Enquanto jornalistas descrevem a atuação das ONGs como um “modelo obsoleto e simplista”, funcionários destas organizações alegam que os profissionais de imprensa nem sempre são as pessoas mais fáceis ou sensíveis em seu trabalho. Numa mensagem pelo Twitter, um assessor de imprensa ironizou a atuação dos repórteres em busca de personagens para suas matérias: “Nunca me peça para ‘encontrar uma menina jovem que tenha sido estuprada, mas uma bonita, sabe como é? E com menos de 15 anos.’”

Jornalistas de veículos como BBC, Daily Mail e Sunday Times acusam as ONGs de darem pouca atenção às pessoas que estão na linha de frente de zonas de conflito e de priorizarem os campos de refugiados, relativamente mais seguros – assim como de exagerarem o nível dos desastres para conseguir mais dinheiro dos doadores.

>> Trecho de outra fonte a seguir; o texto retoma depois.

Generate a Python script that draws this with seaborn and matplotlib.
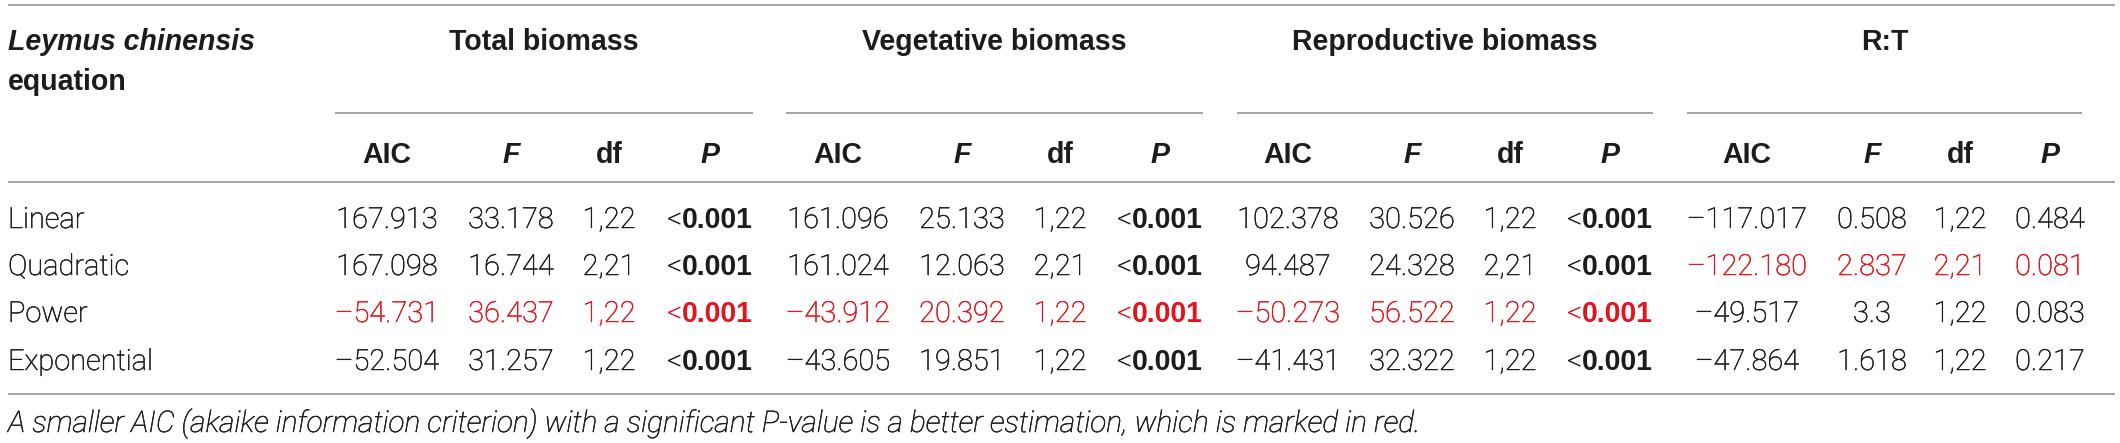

Tim Miller, ex-editor da Sky News, pede um exame maior e mais profundo sobre as ONGs que usam doações. “O ponto mais baixo a que chegou a atividade das ONGs foi o tsunami de 2005, quando se tornou evidente que fora arrecadado dinheiro para agências de ajuda e ninguém sabia para onde o dinheiro havia ido”, alerta.

O jornalista freelancer Ian Birrell, que reporta para jornais como Daily Mail e Guardian, é considerado “um dos mais consistentes e rigorosos críticos das ONGs e dos programas de ajuda ao desenvolvimento em geral”. Para Birrel, as ONGs ajudam a divulgar uma imagem “fraudulenta” da África como um lugar de pobreza e dificuldades inimagináveis.

A crítica da simplificação dos temas vale para os dois lados. “Uma boa parte das reportagens feitas sobre agências de ajuda ao desenvolvimento parece oscilar entre dois extremos: de ‘este dinheiro está sendo desperdiçado e deveria haver um ponto final’ a ‘este dinheiro está sendo empregado de uma maneira que está fazendo maravilhas por pessoas agradecidas nos países que o recebem’, com muito pouco espaço entre eles para uma análise mais sutil, que é necessária”, destaca Kevin Smith, assessor de imprensa da organização Global Justice Now.

Relação vital

“Sem dúvida alguma, há pessoas que trabalham nas agências de ajuda que tratam os jornalistas com desprezo, citando sensacionalismo ou superficialismo”, diz o jornalista Andrew Hogg, responsável pela comunicação na ONG Ajuda Cristã. “A verdade é que precisamos uns dos outros. Às vezes, a relação pode ser difícil, mas é mutuamente benéfica. Os jornalistas querem acesso a histórias e relatórios em primeira mão que as agências podem fornecer, enquanto as agências querem chamar a atenção para questões com que se preocupam, assim como para a promoção de seu trabalho.”

Esther Agbarakwe, da Associação para Saúde Reprodutiva e Família, concorda. “Os jornalistas são fundamentais para qualquer intervenção bem-sucedida”, afirma, lembrando que, acima de tudo, os jornalistas são aliados potencialmente vitais para divulgar as questões junto ao público. “Precisamos da mídia, em seu papel de quarto poder, para compartilhar mensagens sobre questões ou crises importantes que são subestimadas nas reportagens, para incentivar os líderes mundiais a adotarem compromissos positivos para aliviar a pobreza e torná-los responsáveis por esses compromissos.”